En la Piazza Europa de Piazza Armerina, en Sicilia, el Papa ha dicho que las homilías no deberían durar más de 8 minutos, ni las misas más de 40.
“Cuántas veces he oído: “Ah, padre, yo rezo pero no voy a misa”. Pero ¿por qué? “Porque el sermón me aburre, dura cuarenta minutos”. No, toda la misa tiene que durar cuarenta minutos, pero un sermón que dure más de ocho minutos, no funciona”, ha dicho el Papa en una alocución en la Piazza Europa de Piazza Armerina, en Sicilia, en ese mismo viaje en el que se ha negado a dar a la multitud su bendición pontificia por no ofender a los no católicos que pudiera haber entre la multitud.
El discurso duró unos quince minutos, casi el doble del tiempo recomendado por él mismo para una homilía, ante una multitud que había pasado cuatro horas esperando al Pontífice, es decir, muchísimo más de lo que, según sus palabras, es el plazo máximo a partir del cual una misa se hace intolerablemente ‘aburrida’.
Vaya por delante que aplaudo calurosamente la recomendación papal. De hecho, creo recordar que su predecesor, Benedicto XVI, ya había recomendado los sermones breves, de no mucho más de diez minutos. La razón principal no es, creo, que la alocución del sacerdote vaya a hacer “aburrida” la misa, ya que la actualización incruenta del Sacrificio de la Cruz no es un espectáculo ni, como tal, tiene obligación alguna de entretener al personal.
No, las homilías deben ser breves, si se quiere, por lo contrario: porque corren el riesgo de convertir al sacerdote en el centro de la misa, algo a lo que ya colabora su conversión erga populum, cara al pueblo, tras la reforma litúrgica, detrayendo de la importancia central de lo que constituye el núcleo de la misa, la Consagración.
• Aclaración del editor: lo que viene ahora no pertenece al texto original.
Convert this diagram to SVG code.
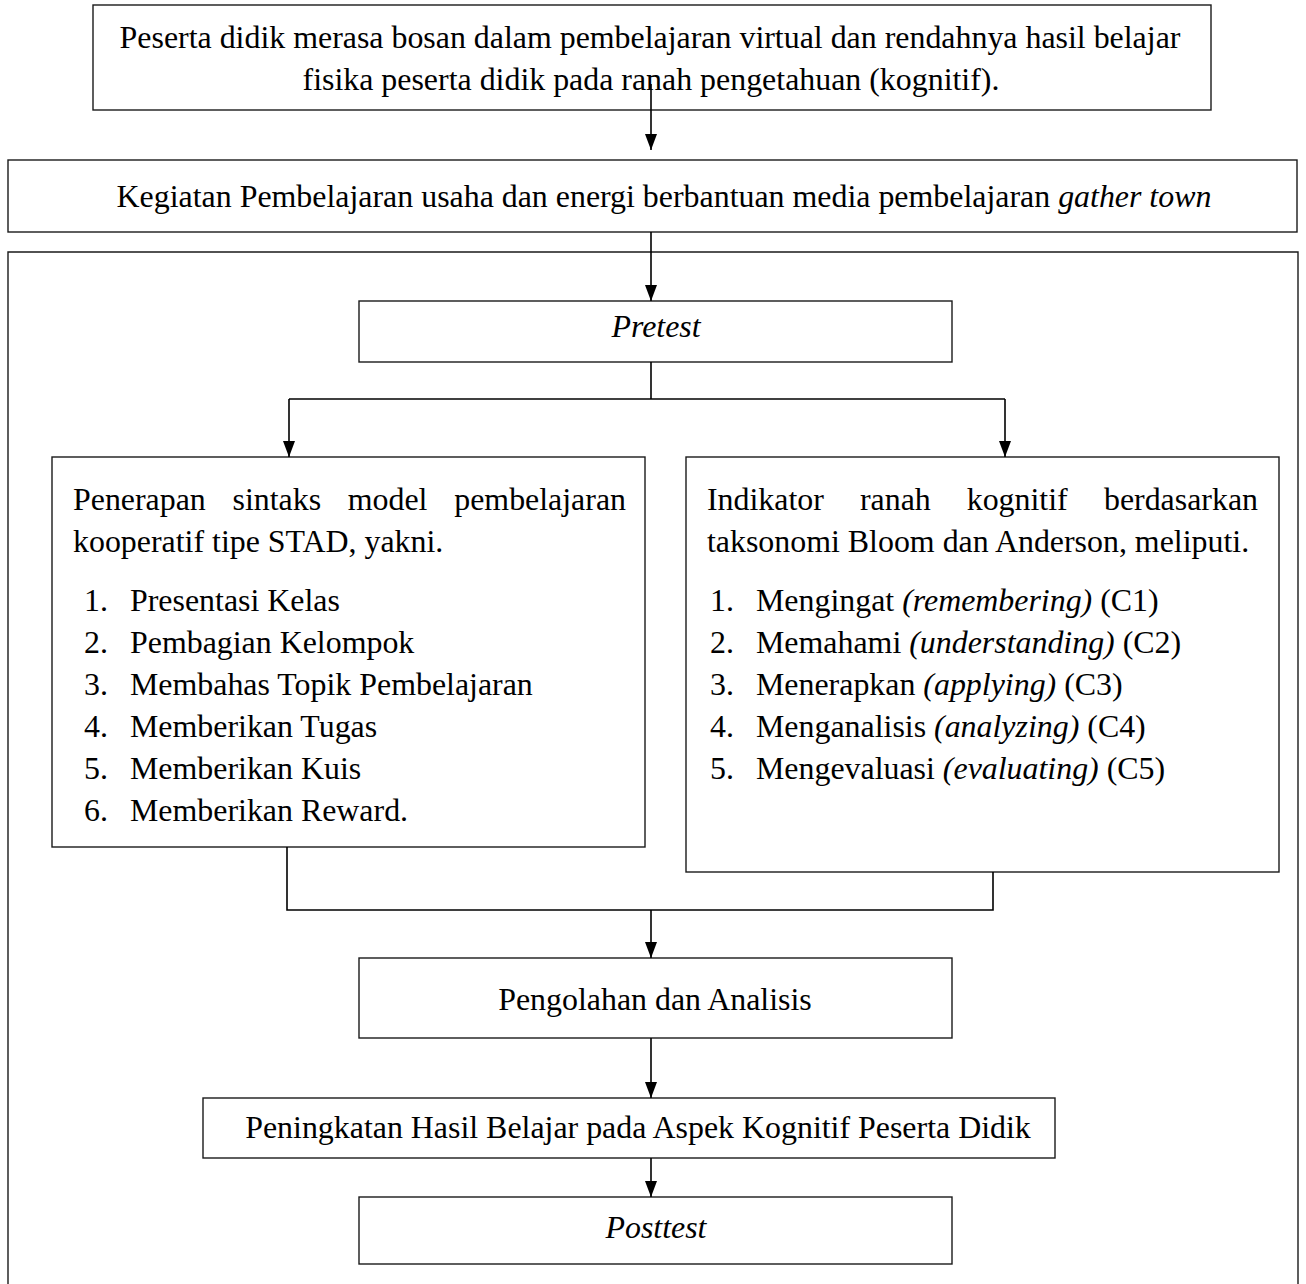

De hecho, esa referencia papal a quien deja de ir a misa porque es “aburrida”, ofreciendo como solución acortarla, me resulta un tanto desconcertante, y eso por dos razones. La primera es que, tratándose del Sacrificio Incruento de Cristo, el centro de la vida cristiana y, en puridad, donde se produce el milagro más grande que pueda contener el Universo, si existe consciencia de ese hecho nadie va a perdérsela por encontrarla “aburrida”, mientras que si se concibe meramente como una “celebración de la comunidad”, quien la encuentre aburrida durando hora y media la encontrará solo marginalmente más tolerable durando cuarenta minutos. Personalmente, y no creo ser el único, si algo me aburre y esa es razón suficiente para evitarlo, no me va a atraer por el hecho de que se abrevie.
La segunda razón es que el remedio que propone Su Santidad es, mutatis mutandis, el que expresa o tácitamente ha propuesto la jerarquía eclesiástica desde el último Concilio, a saber: ponerle las cosas fáciles a los fieles. Pretender que alguien que no va a misa porque le aburre va a empezar a ir si se acorta no es probable que ‘funcione’, por emplear el mismo verbo que el Santo Padre; pero, de hacerlo, lo haría con el tipo persona y por el tipo de razón menos aconsejables.
La Iglesia lleva tratando de adaptar sus prácticas al mundo desde hace medio siglos, y los resultados no son ni siquiera discutibles, porque las cifras están al alcance de cualquiera y son tan espectaculares que resulta difícil escamotear las razones.
Quien se acerque a la fe “porque es fácil”, porque la presentan fácil, cómoda, divertida, se alejará cuando se le presente la Cruz; y si la Iglesia nunca presenta la Cruz, no es la Iglesia de Cristo, es solo una extraña ONG gigantesca y redundante que, para colmo, resulta cada día más triste.